I, like I'm sure many other younger generations, first saw Cab Calloway in the film 'The Blues Brothers'. Cab and the film have become some of my all time favourites. The film for its humour and wit, Cab for his storytelling music.


My favourite thing about Cab Calloway and what makes him one of my favourite jazz musicians is that there has never been and never will be anyone though out space and time that danced like he did.



 

Cabell "Cab" Calloway III born December 25, 1907 in Rochester, New York, was an American jazz singer, dancer, and bandleader.


He learned the art of scat singing before landing a regular gig at Harlem's famous Cotton Club.
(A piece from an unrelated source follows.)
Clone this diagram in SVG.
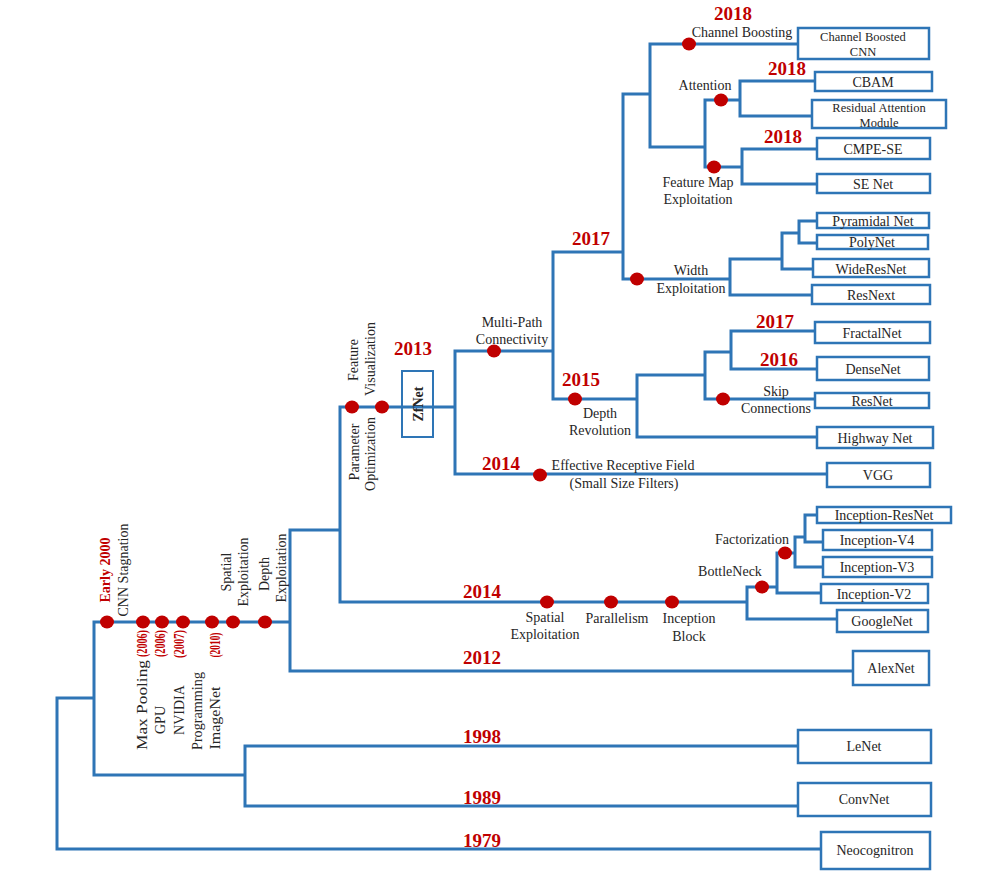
<svg xmlns="http://www.w3.org/2000/svg" width="993" height="872" viewBox="0 0 993 872">
<style>
.c{stroke:#2e75b6;stroke-width:3;fill:none;stroke-linejoin:miter}
.b{stroke:#2e75b6;stroke-width:2.5;fill:#fff}
.bn{stroke:#2e75b6;stroke-width:2;fill:none}
.t{font-family:"Liberation Serif","Times New Roman",serif;font-size:14px;fill:#262626;text-anchor:middle}
.s{font-size:12.5px}
.y{font-family:"Liberation Serif","Times New Roman",serif;font-size:19px;font-weight:bold;fill:#c00000;text-anchor:middle}
.yr{font-family:"Liberation Serif","Times New Roman",serif;font-size:14px;font-weight:bold;fill:#c00000;text-anchor:middle}
.d{fill:#c00000}
</style>
<rect width="993" height="872" fill="#fff"/>
<g id="connectors">
<path class="c" d="M822,849 H57 V698 H94"/>
<path class="c" d="M290,622 H94 V775 H245"/>
<path class="c" d="M798,746 H245 V806 H798"/>
<path class="c" d="M340,530 H290 V671 H853"/>
<path class="c" d="M455,407 H340 V602 H747"/>
<path class="c" d="M837,619 H747 V587 H777"/>
<path class="c" d="M821,593 H777 V553 H795"/>
<path class="c" d="M823,567 H795 V537 H805"/>
<path class="c" d="M817,515 H805 V542 H823"/>
<path class="c" d="M553,351 H455 V474 H827"/>
<path class="c" d="M623,252 H553 V399 H637"/>
<path class="c" d="M817,437 H637 V375 H705"/>
<path class="c" d="M815,399 H705 V352 H731"/>
<path class="c" d="M815,331 H731 V369 H817"/>
<path class="c" d="M650,94 H623 V279 H730"/>
<path class="c" d="M812,295 H730 V259 H782"/>
<path class="c" d="M813,269 H782 V233 H799"/>
<path class="c" d="M817,221 H799 V243 H817"/>
<path class="c" d="M798,44 H650 V147 H705"/>
<path class="c" d="M742,167 H705 V100 H740"/>
<path class="c" d="M815,81 H740 V116 H812"/>
<path class="c" d="M817,149 H742 V184 H817"/>
</g>
<g id="dots">
<ellipse class="d" cx="107" cy="622" rx="7" ry="6.5"/>
<ellipse class="d" cx="143" cy="622" rx="7" ry="6.5"/>
<ellipse class="d" cx="162" cy="622" rx="7" ry="6.5"/>
<ellipse class="d" cx="183" cy="622" rx="7" ry="6.5"/>
<ellipse class="d" cx="212" cy="622" rx="7" ry="6.5"/>
<ellipse class="d" cx="233" cy="622" rx="7" ry="6.5"/>
<ellipse class="d" cx="265" cy="622" rx="7" ry="6.5"/>
<ellipse class="d" cx="352" cy="407" rx="7" ry="6.5"/>
<ellipse class="d" cx="382" cy="407" rx="7" ry="6.5"/>
<ellipse class="d" cx="494" cy="351" rx="7" ry="6.5"/>
<ellipse class="d" cx="540" cy="475" rx="7" ry="6.5"/>
<ellipse class="d" cx="575" cy="399" rx="7" ry="6.5"/>
<ellipse class="d" cx="723" cy="399" rx="7" ry="6.5"/>
<ellipse class="d" cx="637" cy="279" rx="7" ry="6.5"/>
<ellipse class="d" cx="689" cy="44" rx="7" ry="6.5"/>
<ellipse class="d" cx="721" cy="100" rx="7" ry="6.5"/>
<ellipse class="d" cx="714" cy="167" rx="7" ry="6.5"/>
<ellipse class="d" cx="547" cy="602" rx="7" ry="6.5"/>
<ellipse class="d" cx="611" cy="602" rx="7" ry="6.5"/>
<ellipse class="d" cx="672" cy="602" rx="7" ry="6.5"/>
<ellipse class="d" cx="762" cy="587" rx="7" ry="6.5"/>
<ellipse class="d" cx="785" cy="553" rx="7" ry="6.5"/>
</g>
<g id="labels">
<text class="t" x="742" y="37">Channel Boosting</text>
<text class="t" x="705" y="90">Attention</text>
<text class="t" x="698" y="187">Feature Map</text>
<text class="t" x="698" y="204">Exploitation</text>
<text class="t" x="691" y="275">Width</text>
<text class="t" x="691" y="293">Exploitation</text>
<text class="t" x="512" y="327">Multi-Path</text>
<text class="t" x="512" y="344">Connectivity</text>
<text class="t" x="600" y="418">Depth</text>
<text class="t" x="600" y="435">Revolution</text>
<text class="t" x="776" y="396">Skip</text>
<text class="t" x="776" y="413">Connections</text>
<text class="t" x="623" y="470">Effective Receptive Field</text>
<text class="t" x="624" y="488">(Small Size Filters)</text>
<text class="t" x="545" y="622">Spatial</text>
<text class="t" x="545" y="639">Exploitation</text>
<text class="t" x="617" y="623">Parallelism</text>
<text class="t" x="689" y="623">Inception</text>
<text class="t" x="689" y="641">Block</text>
<text class="t" x="752" y="544">Factorization</text>
<text class="t" x="730" y="576">BottleNeck</text>
<text class="t" transform="translate(358,360) rotate(-90)">Feature</text>
<text class="t" transform="translate(375,359) rotate(-90)">Visualization</text>
<text class="t" transform="translate(359,452) rotate(-90)">Parameter</text>
<text class="t" transform="translate(375,454) rotate(-90)">Optimization</text>
<text class="yr" transform="translate(110,570) rotate(-90)">Early 2000</text>
<text class="t" transform="translate(128,570) rotate(-90)">CNN Stagnation</text>
<text class="t" transform="translate(231,572) rotate(-90)">Spatial</text>
<text class="t" transform="translate(248,572) rotate(-90)">Exploitation</text>
<text class="t" transform="translate(269,574) rotate(-90)">Depth</text>
<text class="t" transform="translate(286,568) rotate(-90)">Exploitation</text>
<text class="yr" transform="translate(147,643.5) rotate(-90)" textLength="27" lengthAdjust="spacingAndGlyphs">(2006)</text>
<text class="t" transform="translate(147,705) rotate(-90)" textLength="90" lengthAdjust="spacingAndGlyphs">Max Pooling</text>
<text class="yr" transform="translate(165,643.5) rotate(-90)" textLength="27" lengthAdjust="spacingAndGlyphs">(2006)</text>
<text class="t" transform="translate(165,720) rotate(-90)">GPU</text>
<text class="yr" transform="translate(184,644) rotate(-90)" textLength="28" lengthAdjust="spacingAndGlyphs">(2007)</text>
<text class="t" transform="translate(184,710) rotate(-90)">NVIDIA</text>
<text class="t" transform="translate(202,711) rotate(-90)" textLength="78" lengthAdjust="spacingAndGlyphs">Programming</text>
<text class="yr" transform="translate(220,645) rotate(-90)" textLength="25" lengthAdjust="spacingAndGlyphs">(2010)</text>
<text class="t" transform="translate(220,718) rotate(-90)" textLength="63" lengthAdjust="spacingAndGlyphs">ImageNet</text>
</g>
<g id="years">
<text class="y" x="733" y="20">2018</text>
<text class="y" x="787" y="75">2018</text>
<text class="y" x="783" y="143">2018</text>
<text class="y" x="591" y="245">2017</text>
<text class="y" x="775" y="328">2017</text>
<text class="y" x="779" y="366">2016</text>
<text class="y" x="581" y="386">2015</text>
<text class="y" x="413" y="355">2013</text>
<text class="y" x="501" y="470">2014</text>
<text class="y" x="482" y="598">2014</text>
<text class="y" x="482" y="664">2012</text>
<text class="y" x="482" y="743">1998</text>
<text class="y" x="482" y="804">1989</text>
<text class="y" x="482" y="847">1979</text>
</g>
<g id="channel-boosted-cnn"><rect class="b" x="798" y="28" width="131" height="31"/><text class="t s" x="863" y="41">Channel Boosted</text><text class="t s" x="863" y="56">CNN</text></g>
<g id="cbam"><rect class="b" x="815" y="72" width="117" height="19"/><text class="t" x="873" y="87">CBAM</text></g>
<g id="residual-attention"><rect class="b" x="812" y="100" width="134" height="28"/><text class="t s" x="879" y="112">Residual Attention</text><text class="t s" x="879" y="127">Module</text></g>
<g id="cmpe-se"><rect class="b" x="817" y="138" width="113" height="21"/><text class="t" x="873" y="154">CMPE-SE</text></g>
<g id="se-net"><rect class="b" x="817" y="174" width="113" height="19"/><text class="t" x="873" y="189">SE Net</text></g>
<g id="pyramidal-net"><rect class="b" x="817" y="213" width="112" height="15"/><text class="t" x="873" y="226">Pyramidal Net</text></g>
<g id="polynet"><rect class="b" x="817" y="235" width="111" height="14"/><text class="t" x="872" y="247">PolyNet</text></g>
<g id="wideresnet"><rect class="b" x="813" y="259" width="116" height="18"/><text class="t" x="871" y="274">WideResNet</text></g>
<g id="resnext"><rect class="b" x="812" y="285" width="118" height="19"/><text class="t" x="871" y="300">ResNext</text></g>
<g id="fractalnet"><rect class="b" x="815" y="322" width="115" height="21"/><text class="t" x="872" y="338">FractalNet</text></g>
<g id="densenet"><rect class="b" x="817" y="357" width="112" height="23"/><text class="t" x="873" y="374">DenseNet</text></g>
<g id="resnet"><rect class="b" x="815" y="393" width="114" height="15"/><text class="t" x="872" y="406">ResNet</text></g>
<g id="highway-net"><rect class="b" x="817" y="427" width="116" height="21"/><text class="t" x="875" y="443">Highway Net</text></g>
<g id="vgg"><rect class="b" x="827" y="463" width="103" height="24"/><text class="t" x="878" y="480">VGG</text></g>
<g id="zfnet"><rect class="bn" x="402" y="371" width="31" height="66"/><text class="t" font-weight="bold" transform="translate(423,404) rotate(-90)">ZfNet</text></g>
<g id="inception-resnet"><rect class="b" x="817" y="507" width="134" height="16"/><text class="t" x="884" y="520">Inception-ResNet</text></g>
<g id="inception-v4"><rect class="b" x="823" y="530" width="109" height="20"/><text class="t" x="877" y="545">Inception-V4</text></g>
<g id="inception-v3"><rect class="b" x="823" y="557" width="109" height="20"/><text class="t" x="877" y="572">Inception-V3</text></g>
<g id="inception-v2"><rect class="b" x="821" y="584" width="107" height="19"/><text class="t" x="874" y="599">Inception-V2</text></g>
<g id="googlenet"><rect class="b" x="837" y="610" width="91" height="22"/><text class="t" x="882" y="626">GoogleNet</text></g>
<g id="alexnet"><rect class="b" x="853" y="651" width="76" height="34"/><text class="t" x="891" y="673">AlexNet</text></g>
<g id="lenet"><rect class="b" x="798" y="730" width="133" height="33"/><text class="t" x="864" y="751">LeNet</text></g>
<g id="convnet"><rect class="b" x="798" y="783" width="133" height="33"/><text class="t" x="864" y="804">ConvNet</text></g>
<g id="neocognitron"><rect class="b" x="821" y="832" width="109" height="37"/><text class="t" x="875" y="855">Neocognitron</text></g>
</svg>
Calloway became one of the most popular entertainers of the 1930s and '40s following the enormous success of his song "Minnie the Moocher" (1931) a No. 1 song that sold more than one million copies. The tune's famous call-and-response "hi-de-hi-de-ho" chorus—improvised when he couldn't recall a lyric—became Calloway's signature phrase for the rest of his career.





He appeared on stage in three plays and provided music for 2 more. He appeared in 25 films, main features like 'The Blues Brothers" and short subject films, a few named after his most famous songs. Calloway is the first African American musician to sell a million records from a single song.



He sadly died in 1994, at age 86, in Hockessin, Delaware, five months after having a stroke but his legacy, defining a generation and inspiring many generations after, still strongly lives on.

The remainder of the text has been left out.